A new iPhone? Eh. After 40 years of splashy product demos, a new iPhone barely makes the news anymore. Oh, they added a defibrillator to this model. And texts to the Moon and Mars colonies now default to geostationary wormholes if Wi-Fi isn't available. Yawn. But this time there actually was something new.

Let's be honest: For the past few years, there's been an unavoidable sameness to the event. The same black stage. The same recitation of improvements. The same android Steve Jobs, a staple since the 2025 event. Those of us who remember the thunderous applause when the android took the stage and the rapturous acclaim when he announced he was returning as CEO. ...

Well, it was a moment, and nothing's really come close. It was a great way to introduce the line of personal robots. Remember when it seemed new to see your iBot leave in your self-driving iCar, sitting in the back seat, heading off to get the groceries? Remember when it was odd to see the iBots in the store, looking human in every way, except they weren't looking at their phones?

Then the newness wore off, and we became annoyed with the pace of innovation. The iBots got child-care programming in the third version, but the internet was flooded with complaints: It tucks in my child in too loosely. It read "Goodnight Moon" seven nights in a row. People complained about battery life — the iBot would need to be recharged every month, and sometimes when you'd really need it to walk the dog, it'd be at 4 percent power, get 10 blocks away, then shut down and fall over and you'd have to use your phone to find the dog's built-in location chip and send the self-driving iCar to go get it. I mean, the future was supposed to just work.

These complaints seem quaint now, just like the complaints of 2016 when Apple did away with the headphone jack. You're wondering if that was the name of some pirate — Ahoy, it's Headphone Jack! No, that was a hole in the phone. You plugged in wires that led to small plastic devices you inserted into your ears. I know, I know — it sounds disgusting, but that's how people listened to music back then. Apple did away with the jacks, forcing people to switch to wireless headphones. There were jeers and howls. People wanted waxy nodules attached to strings that snagged on drawer hooks and popped out, and they weren't going to be shoved into some frightening future where voices just floated through the air somehow and landed in your head holes.

Defenders of the 2016 Apple iPhone noted that you didn't have to buy one. (Obviously, this was before the Mandatory Upgrade Act of 2026.) You didn't even have to buy an iPhone. Apple was just nudging us into the future. That's what they did. They'd eliminated the floppy disk, and who missed that? (They were square plastic storage devices, and surviving examples suggest they were used mostly to store pictures of Pamela Anderson.)

They eliminated the CD-ROM, supposedly, as the story goes, because Steve Jobs (beta version, not the iBot) had three successive failures attempting to "burn" a disk, and was so enraged he banned the disks from all Apple computers, fired the team that designed them, razed their houses, salted the earth, sold their children into bondage and — in a move that some say tainted his legacy — stripped the team of their stock options.

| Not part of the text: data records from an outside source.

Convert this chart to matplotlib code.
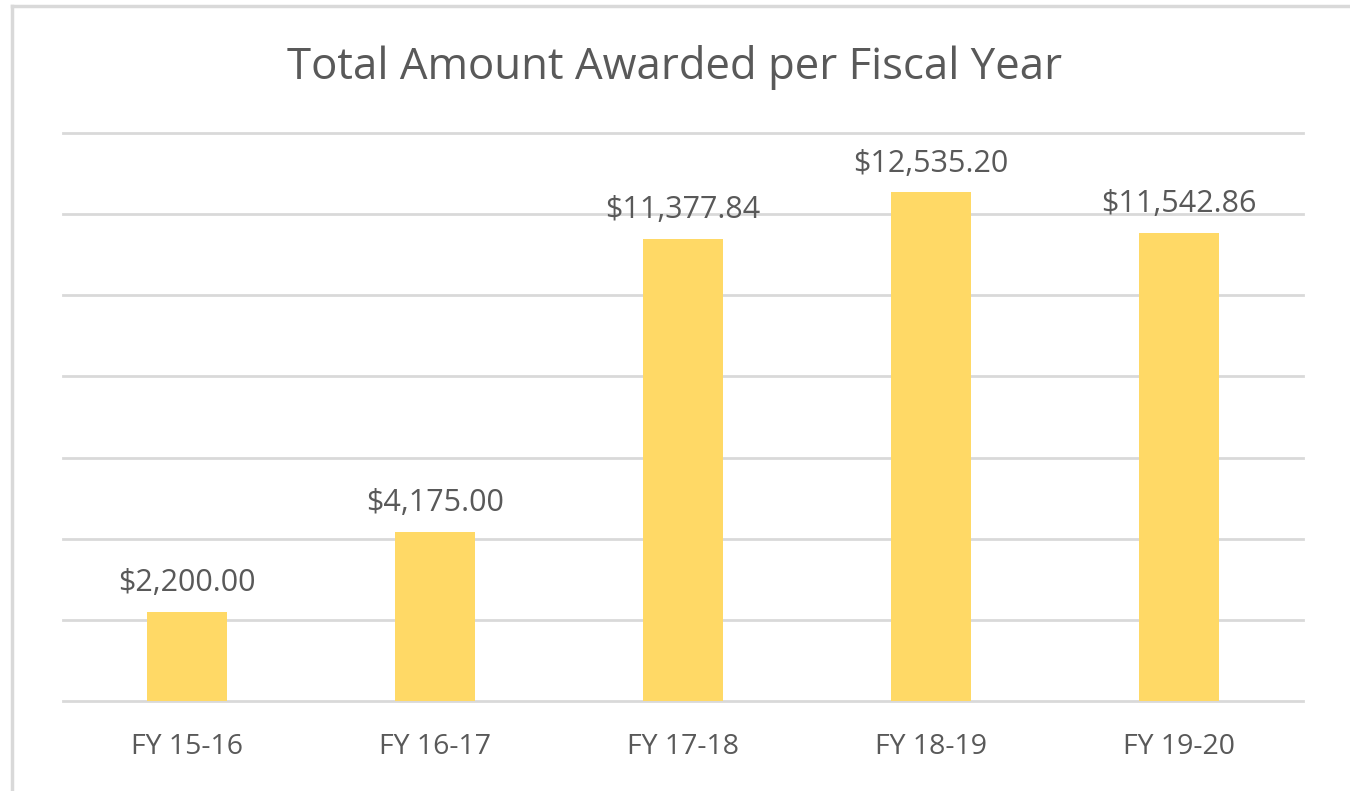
import matplotlib.pyplot as plt
from matplotlib.lines import Line2D

years = ["FY 15-16", "FY 16-17", "FY 17-18", "FY 18-19", "FY 19-20"]
awarded = [2200.00, 4175.00, 11377.84, 12535.20, 11542.86]

plt.rcParams["font.family"] = ["Open Sans", "DejaVu Sans"]
text_color = "#595959"
grid_color = "#D9D9D9"

fig = plt.figure(figsize=(13.5, 7.91), dpi=100)
# chart border (only top and left edges are visible in the crop)
bx, by = 12 / 1350, 1 - 6 / 791
fig.add_artist(Line2D([bx, 1.0], [by, by], transform=fig.transFigure, color=grid_color, linewidth=2.5))
fig.add_artist(Line2D([bx, bx], [0.0, by], transform=fig.transFigure, color=grid_color, linewidth=2.5))

ax = fig.add_axes([63 / 1350, 1 - 701 / 791, 1240 / 1350, 568 / 791])
x = range(len(years))
bars = ax.bar(x, awarded, width=0.32, color="#FFD966", zorder=2)
ax.set_xlim(-0.5, len(years) - 0.5)
ax.set_ylim(0, 14000)
ax.set_yticks(range(0, 14001, 2000))
ax.yaxis.grid(True, color=grid_color, linewidth=2)
for gl in ax.get_ygridlines():
    gl.set_clip_on(False)
ax.set_yticklabels([])
ax.tick_params(axis="y", length=0)
ax.tick_params(axis="x", length=0, pad=23, labelsize=20.5, labelcolor=text_color)
ax.set_xticks(list(x))
ax.set_xticklabels(years)
for s in ax.spines.values():
    s.set_visible(False)

for b, v in zip(bars, awarded):
    ax.annotate(f"${v:,.2f}", (b.get_x() + b.get_width() / 2, v), xytext=(0, 10),
                textcoords="offset points", ha="center", va="bottom",
                fontsize=22, color=text_color)

fig.text(0.5, 1 - 68 / 791, "Total Amount Awarded per Fiscal Year", ha="center", va="center",
         fontsize=31.5, color=text_color)

fig.savefig("out.png", dpi=100)
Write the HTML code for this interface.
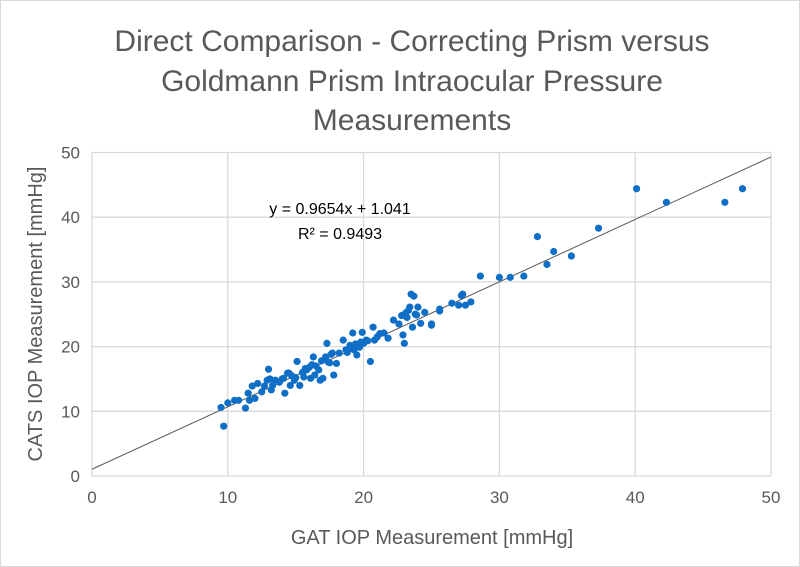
<!DOCTYPE html>
<html><head><meta charset="utf-8"><style>
body{margin:0;background:#fff;}
svg{display:block;font-family:"Liberation Sans",sans-serif;}
</style></head><body>
<svg id="chart" width="800" height="567">
<rect x="0.5" y="0.5" width="799" height="566" fill="#fff" stroke="#d9d9d9"/>
<g fill="#595959" font-size="30" text-anchor="middle">
<text x="412" y="51">Direct Comparison - Correcting Prism versus</text>
<text x="412" y="91">Goldmann Prism Intraocular Pressure</text>
<text x="412" y="130">Measurements</text>
</g>
<g id="grid"></g><g id="ticks"></g><g id="trend"></g><g id="points"></g>
<text x="432" y="544" font-size="20" fill="#595959" text-anchor="middle">GAT IOP Measurement [mmHg]</text>
<text transform="translate(42,314) rotate(-90)" font-size="20" fill="#595959" text-anchor="middle">CATS IOP Measurement [mmHg]</text>
<text x="340" y="214" font-size="16" fill="#000" text-anchor="middle">y = 0.9654x + 1.041</text>
<text x="340" y="239" font-size="16" fill="#000" text-anchor="middle">R² = 0.9493</text>
</svg>
<script>
const xTicks=[0,10,20,30,40,50];
const yTicks=[0,10,20,30,40,50];
const slope=0.9654, intercept=1.041;
const gat=[40.1,42.3,46.6,47.9,37.3,32.8,34.0,35.3,33.5,31.8,30.8,30.0,28.6,27.9,27.5,27.0,26.5,25.6,27.2,
9.7,9.5,10.0,10.5,10.8,11.3,11.5,11.6,12.0,11.8,12.2,12.7,13.0,13.1,13.2,13.5,14.1,14.4,14.2,14.6,14.9,15.1,15.3,15.6,15.8,16.1,16.3,16.4,16.7,16.8,17.0,17.2,17.3,17.4,17.7,17.8,18.0,18.5,18.8,19.0,19.2,19.5,19.7,19.9,20.2,20.5,20.7,20.8,21.5,21.8,22.2,23.0,22.9,23.3,23.4,23.6,24.0,24.2,25.0,25.6,
23.5,23.7,24.5,27.3,25.0,12.5,13.8,14.0,15.0,15.5,16.0,16.5,17.5,18.2,19.3,20.0,21.0,23.2,23.8,13.3,14.7,16.2,18.7,19.8,22.6,
12.9,14.5,15.7,16.9,17.6,18.9,19.4,20.3,21.2,22.8,23.1,23.9];
const cats=[44.4,42.3,42.3,44.4,38.3,37.0,34.7,34.0,32.7,30.9,30.7,30.7,30.9,26.9,26.4,26.4,26.7,25.8,27.9,
7.7,10.6,11.3,11.7,11.7,10.5,12.8,11.7,12.0,13.9,14.3,13.9,16.5,15.0,13.3,14.8,15.1,15.9,12.8,14.0,14.8,17.7,14.0,15.3,16.4,15.1,18.4,15.6,16.4,14.8,15.1,18.4,20.5,17.6,19.0,15.6,17.4,21.0,19.1,20.2,22.1,18.7,19.9,22.2,21.0,17.7,23.0,21.0,22.1,21.3,24.1,20.5,21.8,25.6,26.1,23.0,26.1,23.6,23.3,25.5,
28.1,27.8,25.3,28.1,23.5,13.0,14.5,15.0,15.2,16.0,16.8,17.0,17.5,19.0,19.5,20.5,21.5,24.5,25.0,14.0,15.5,17.2,19.5,20.7,23.5,
14.8,15.9,16.6,17.8,18.8,19.6,20.4,20.9,22.0,24.8,25.2,24.9];
const X0=92,X1=771,Y0=476,Y1=152.5;
function sx(v){return X0+(v-0)/(50-0)*(X1-X0);}
function sy(v){return Y0-(v-0)/(50-0)*(Y0-Y1);}
const NS="http://www.w3.org/2000/svg";
function mk(tag,attrs,parent){const e=document.createElementNS(NS,tag);for(const k in attrs)e.setAttribute(k,attrs[k]);document.getElementById(parent).appendChild(e);return e;}
xTicks.forEach(t=>{
 const l=mk('line',{x1:sx(t),x2:sx(t),y1:Y1,y2:Y0,stroke:'#d9d9d9','stroke-width':1.3},'grid');
 
 
 const tx=mk('text',{x:sx(t),y:Y0+27,'font-size':17,fill:'#595959','text-anchor':'middle'},'ticks');
 tx.textContent=t;
 
 
});
yTicks.forEach(t=>{
 const l=mk('line',{x1:X0,x2:X1,y1:sy(t),y2:sy(t),stroke:'#d9d9d9','stroke-width':1.3},'grid');
 
 
 const tx=mk('text',{x:X0-12,y:sy(t)+6,'font-size':17,fill:'#595959','text-anchor':'end'},'ticks');
 tx.textContent=t;
 
 
});
const tl=mk('line',{x1:sx(0),y1:sy(intercept),x2:sx(50),y2:sy(slope*50+intercept),stroke:'#595959','stroke-width':1},'trend');


gat.forEach((g,i)=>{
 const c=mk('circle',{cx:sx(g),cy:sy(cats[i]),r:3.6,fill:'#0f6fc6'},'points');
 
 
});
</script>
</body></html>
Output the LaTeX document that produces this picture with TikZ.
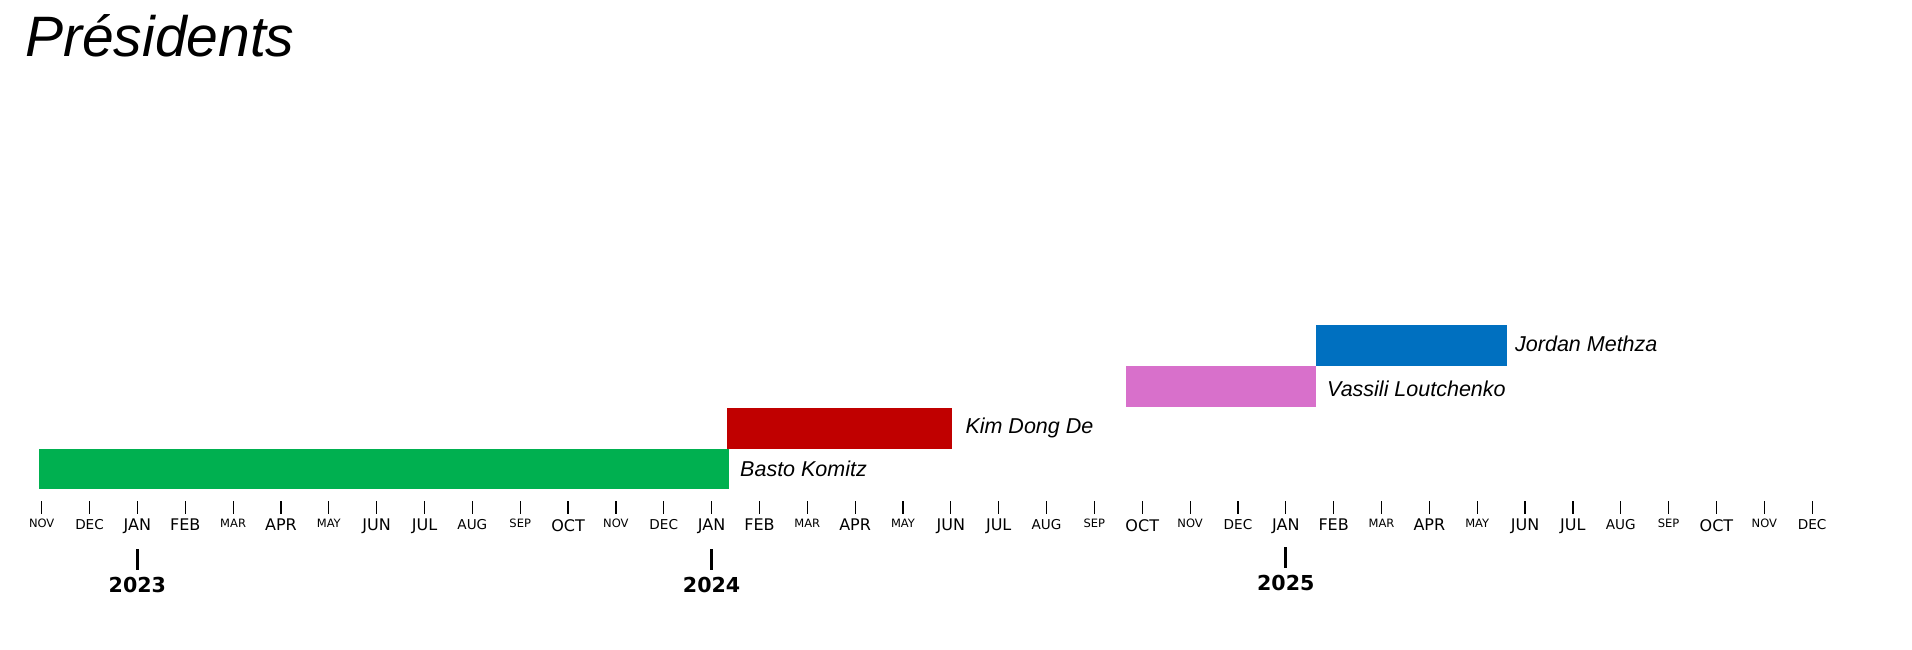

Over the years, Apple eliminated more things: The mouse was replaced by a motion sensor that reads the motions of your hand in the air, and the keyboard was replaced by a camera that reads the words you form with your mouth. The iPhone added things: a 3-D movie camera, an augmented-reality projector that projects life-size images of the people you are talking to on the phone, a gravity-nullification function that lets you walk with 20-foot strides and the cerebral-cortext interface that lets you upload your daily thoughts and experiences to the cloud.

"Someday soon," iBot Jobs said a few years back, "we will imbue these uploaded memories with the spark of consciousness, and a sort of immortality will be granted. Children will be able to talk to grandparents long dead. You will be able to experience past vacations as if they were happening anew." Critics immediately seized on the details: Apple was offering only five years of memory storage for free. Anything more would come at a cost.

Nevertheless, it seemed as if Apple had eliminated death. "It's not an innovation," said one observer; "religion invented that long ago, and Apple is just adding a slick interface and charging a premium." Android phones soon offered the immortality option, although the platform was still easily hacked and many users reported ending up writhing in the flames of damnation.

But that was six years ago. What have they done lately? What innovations will the iPhone 38s provide? One, and I think it's big: Little noticed in all the talk about thought-based interfaces is the fact that Apple has actually eliminated the iPhone. It doesn't physically exist anymore. It's just a thing that you somehow have all the time. When you want to shoot a movie, just hold up your palm. (Horizontally, please, not vertically). When you want to make a call, you think of the person and make a rotary motion with your finger, for some reason.

"Great," said one Apple critic. "The iPhone 38s is like my old 37. I left it on the bus and can't find that one, either."

The iPhone 38s, which does not exist, goes on sale next Tuesday. You can choose from Not Black, Not White or — for $100 more — Not Rose Gold.